• _Aim_
Drop every picture. Then return, exactly, the lines from the beginning of the listing below through the one containing "const yMin = 0, yMax = 34, yStep = 5;".

▬▬▬▬▬▬▬▬▬▬

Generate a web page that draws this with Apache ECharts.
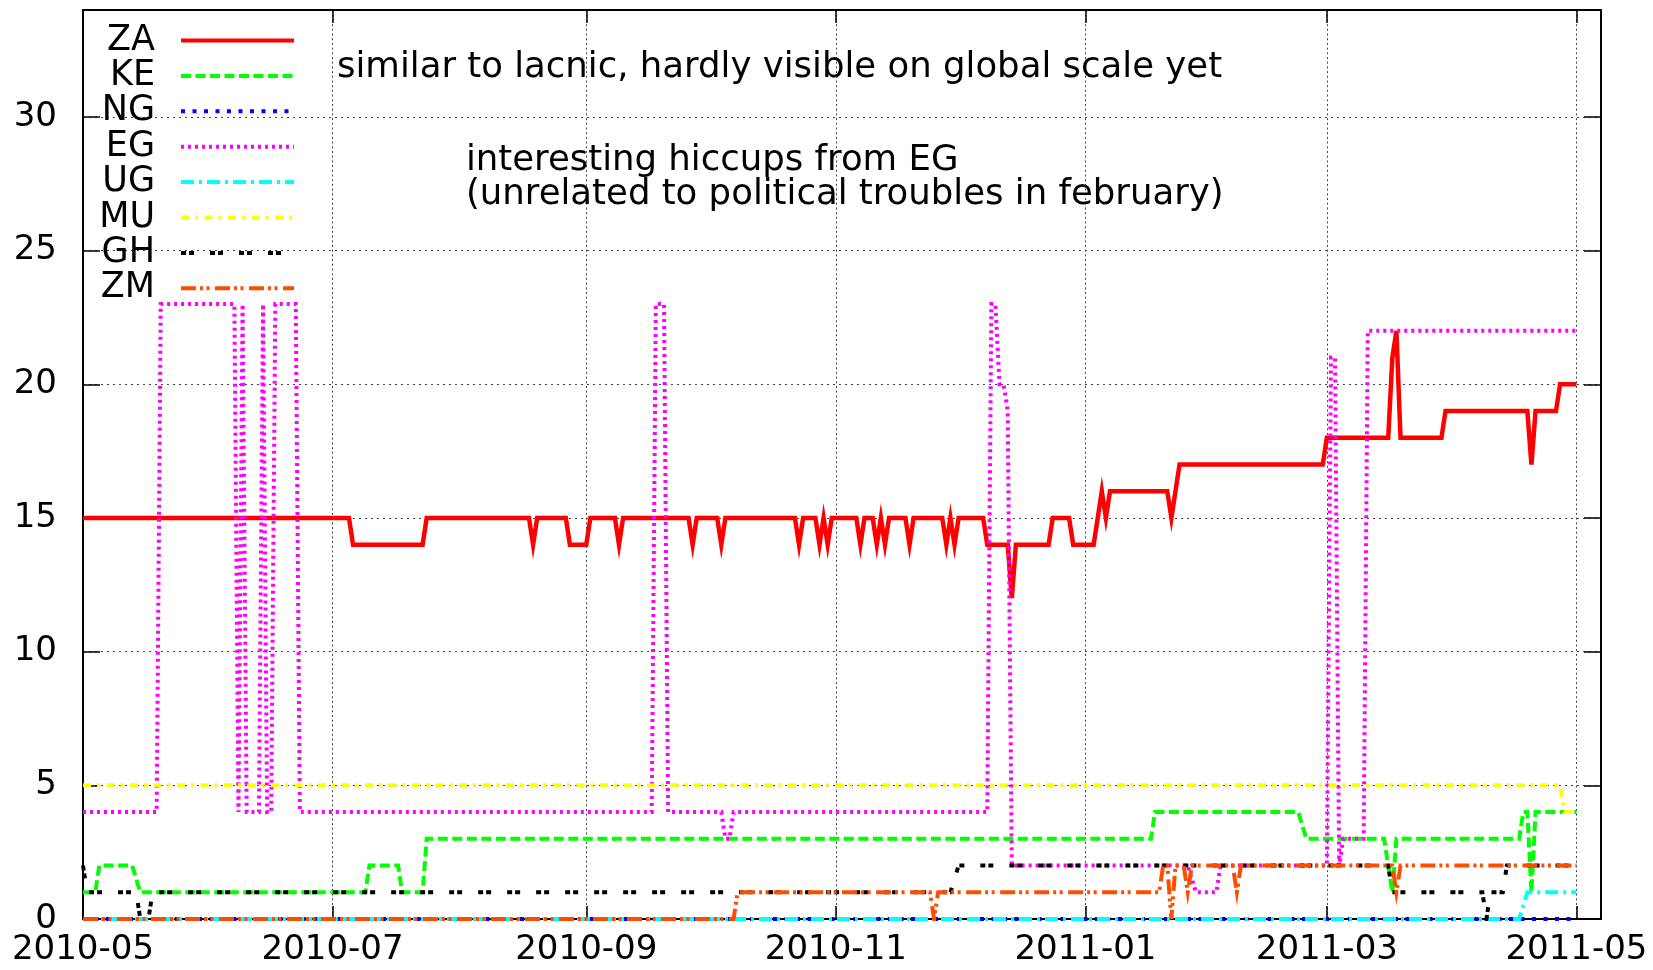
<!DOCTYPE html>
<html><head><meta charset="utf-8">
<script src="https://cdn.jsdelivr.net/npm/echarts@6/dist/echarts.min.js"></script>
<style>html,body{margin:0;padding:0;background:#fff}#c{width:1653px;height:970px}</style>
</head><body><div id="c"></div>
<script>
// ---------------- data ----------------
const seriesNames = ['ZA','KE','NG','EG','UG','MU','GH','ZM'];
const xMin = '2010-05-01', xMax = '2011-05-07';
const yMin = 0, yMax = 34, yStep = 5;

const ZA = [
 ['2010-05-01',15],['2010-07-05',15],['2010-07-06',14],['2010-07-23',14],['2010-07-24',15],
 ['2010-08-18',15],['2010-08-19',14],['2010-08-20',15],['2010-08-27',15],['2010-08-28',14],
 ['2010-09-01',14],['2010-09-02',15],['2010-09-08',15],['2010-09-09',14],['2010-09-10',15],
 ['2010-09-26',15],['2010-09-27',14],['2010-09-28',15],['2010-10-03',15],['2010-10-04',14],
 ['2010-10-05',15],['2010-10-22',15],['2010-10-23',14],['2010-10-24',15],['2010-10-27',15],
 ['2010-10-28',14],['2010-10-29',15],['2010-10-30',14],['2010-10-31',15],['2010-11-06',15],
 ['2010-11-07',14],['2010-11-08',15],['2010-11-10',15],['2010-11-11',14],['2010-11-12',15],
 ['2010-11-13',14],['2010-11-14',15],['2010-11-18',15],['2010-11-19',14],['2010-11-20',15],
 ['2010-11-27',15],['2010-11-28',14],['2010-11-29',15],['2010-11-30',14],['2010-12-01',15],
 ['2010-12-07',15],['2010-12-08',14],['2010-12-13',14],['2010-12-14',12],['2010-12-15',14],
 ['2010-12-23',14],['2010-12-24',15],['2010-12-28',15],['2010-12-29',14],['2011-01-03',14],
 ['2011-01-04',15],['2011-01-05',16],['2011-01-06',15],['2011-01-07',16],['2011-01-21',16],
 ['2011-01-22',15],['2011-01-24',17],['2011-02-28',17],['2011-03-01',18],['2011-03-16',18],
 ['2011-03-17',21],['2011-03-18',22],['2011-03-19',18],['2011-03-29',18],['2011-03-30',19],
 ['2011-04-19',19],['2011-04-20',17],['2011-04-21',19],['2011-04-26',19],['2011-04-27',20],
 ['2011-05-01',20]
];
const KE = [
 ['2010-05-01',1],['2010-05-04',1],['2010-05-05',2],['2010-05-13',2],['2010-05-15',1],
 ['2010-07-09',1],['2010-07-10',2],['2010-07-17',2],['2010-07-18',1],['2010-07-23',1],
 ['2010-07-24',3],['2011-01-17',3],['2011-01-18',4],['2011-02-22',4],['2011-02-24',3],
 ['2011-03-15',3],['2011-03-17',1],['2011-03-18',3],['2011-04-17',3],['2011-04-18',4],
 ['2011-04-19',4],['2011-04-20',1],['2011-04-21',4],['2011-05-01',4]
];
const NG = [['2010-05-01',0],['2011-05-01',0]];
const EG = [
 ['2010-05-01',4],['2010-05-19',4],['2010-05-20',23],['2010-06-07',23],['2010-06-08',4],
 ['2010-06-09',23],['2010-06-10',4],['2010-06-13',4],['2010-06-14',23],['2010-06-15',4],
 ['2010-06-16',4],['2010-06-17',23],['2010-06-22',23],['2010-06-23',4],['2010-09-17',4],
 ['2010-09-18',23],['2010-09-20',23],['2010-09-21',4],['2010-10-04',4],['2010-10-05',3],
 ['2010-10-06',3],['2010-10-07',4],['2010-12-08',4],['2010-12-09',23],['2010-12-10',23],
 ['2010-12-11',20],['2010-12-12',20],['2010-12-13',19],['2010-12-14',2],['2011-01-26',2],
 ['2011-01-28',1],['2011-02-02',1],['2011-02-03',2],['2011-03-01',2],['2011-03-02',21],
 ['2011-03-03',21],['2011-03-04',2],['2011-03-05',3],['2011-03-10',3],['2011-03-11',22],
 ['2011-05-01',22]
];
const UG = [['2010-05-01',0],['2011-04-17',0],['2011-04-19',1],['2011-05-01',1]];
const MU = [['2010-05-01',5],['2011-04-27',5],['2011-04-28',4],['2011-05-01',4]];
const GH = [
 ['2010-05-01',2],['2010-05-02',1],['2010-05-14',1],['2010-05-15',0],['2010-05-17',0],
 ['2010-05-18',1],['2010-11-29',1],['2010-12-01',2],['2011-03-16',2],['2011-03-17',1],
 ['2011-04-08',1],['2011-04-09',0],['2011-04-10',1],['2011-04-13',1],['2011-04-14',2],
 ['2011-05-01',2]
];
const ZM = [
 ['2010-05-01',0],['2010-10-07',0],['2010-10-08',1],['2010-11-24',1],['2010-11-25',0],
 ['2010-11-26',1],['2011-01-19',1],['2011-01-20',2],['2011-01-21',2],['2011-01-22',0],
 ['2011-01-23',2],['2011-01-25',2],['2011-01-26',1],['2011-01-27',2],['2011-02-06',2],
 ['2011-02-07',1],['2011-02-08',2],['2011-03-17',2],['2011-03-18',1],['2011-03-19',2],
 ['2011-05-01',2]
];
const annotationTexts = [
 'similar to lacnic, hardly visible on global scale yet',
 'interesting hiccups from EG',
 '(unrelated to political troubles in february)'
];

// ---------------- styles ----------------
const FONT = 'DejaVu Sans';
const styles = {
 ZA: {color:'#ff0000', width:4.5, type:'solid'},
 KE: {color:'#00ff00', width:4, type:[10,4.5]},
 NG: {color:'#0000ff', width:4, type:[4,7.5]},
 EG: {color:'#ff00ff', width:4, type:[3,4]},
 UG: {color:'#00ffff', width:4, type:[13,5,3,5]},
 MU: {color:'#ffff00', width:4, type:[8,6,3,6.5]},
 GH: {color:'#000000', width:4, type:[5,3,5,16]},
 ZM: {color:'#ff4d00', width:4, type:[15,4,3,3.5,3,5.5]}
};
const dataMap = {ZA, KE, NG, EG, UG, MU, GH, ZM};
const annotationPos = [[337,68],[466,161],[466,195]];

function monthLabel(v){
  const d = new Date(v);
  if (d.getDate() !== 1) return '';
  return d.getFullYear() + '-' + String(d.getMonth()+1).padStart(2,'0');
}
const axisLine = {show:true, onZero:false, lineStyle:{color:'#000', width:2}};
const chart = echarts.init(document.getElementById('c'));
chart.setOption({
  animation:false,
  backgroundColor:'#fff',
  textStyle:{fontFamily:FONT},
  grid:{left:83, right:52, top:10, bottom:51, containLabel:false},
  xAxis:[
    {type:'time', min:xMin, max:xMax, splitNumber:6, position:'bottom',
     axisLine, axisTick:{show:true, inside:true, length:13, lineStyle:{color:'#000', width:1.5}},
     axisLabel:{formatter:monthLabel, fontSize:34, color:'#000', margin:14, fontFamily:FONT, showMaxLabel:false},
     splitLine:{show:true, lineStyle:{color:'#444', width:1, type:[2,2.7]}},
     minorTick:{show:false}},
    {type:'time', min:xMin, max:xMax, splitNumber:6, position:'top',
     axisLine, axisTick:{show:true, inside:true, length:13, lineStyle:{color:'#000', width:1.5}},
     axisLabel:{show:false}, splitLine:{show:false}}
  ],
  yAxis:[
    {type:'value', min:yMin, max:yMax, interval:yStep, position:'left',
     axisLine, axisTick:{show:true, inside:true, length:17, lineStyle:{color:'#000', width:1.5}},
     axisLabel:{fontSize:34, color:'#000', margin:26, fontFamily:FONT, showMaxLabel:false},
     splitLine:{show:true, lineStyle:{color:'#444', width:1, type:[2,4]}}},
    {type:'value', min:yMin, max:yMax, interval:yStep, position:'right',
     axisLine, axisTick:{show:true, inside:true, length:17, lineStyle:{color:'#000', width:1.5}},
     axisLabel:{show:false}, splitLine:{show:false}}
  ],
  legend:{
    orient:'vertical', left:85, top:23, padding:0, itemGap:0.4,
    align:'right', selectedMode:false,
    itemWidth:113, itemHeight:14,
    data:seriesNames,
    itemStyle:{opacity:0},
    lineStyle:{width:4},
    textStyle:{fontSize:35, fontFamily:FONT, color:'#000', width:70, lineHeight:34, padding:[0,21,0,0]}
  },
  graphic: annotationTexts.map((t,i)=>({
    type:'text', x:annotationPos[i][0], y:annotationPos[i][1], z:100,
    style:{text:t, fontSize:35.5, fontFamily:FONT, fill:'#000', verticalAlign:'middle', align:'left'}
  })),
  series: seriesNames.map(n=>({
    name:n, type:'line', xAxisIndex:0, yAxisIndex:0,
    data:dataMap[n], showSymbol:false, symbol:'none',
    lineStyle:{color:styles[n].color, width:styles[n].width, type:styles[n].type, cap:'butt', join:'miter'},
    itemStyle:{color:styles[n].color},
    emphasis:{disabled:true}
  }))
});
</script></body></html>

▬▬▬▬▬▬▬▬▬▬

• _Final answer_
Generate a web page that draws this with Apache ECharts.
<!DOCTYPE html>
<html><head><meta charset="utf-8">
<script src="https://cdn.jsdelivr.net/npm/echarts@6/dist/echarts.min.js"></script>
<style>html,body{margin:0;padding:0;background:#fff}#c{width:1653px;height:970px}</style>
</head><body><div id="c"></div>
<script>
// ---------------- data ----------------
const seriesNames = ['ZA','KE','NG','EG','UG','MU','GH','ZM'];
const xMin = '2010-05-01', xMax = '2011-05-07';
const yMin = 0, yMax = 34, yStep = 5;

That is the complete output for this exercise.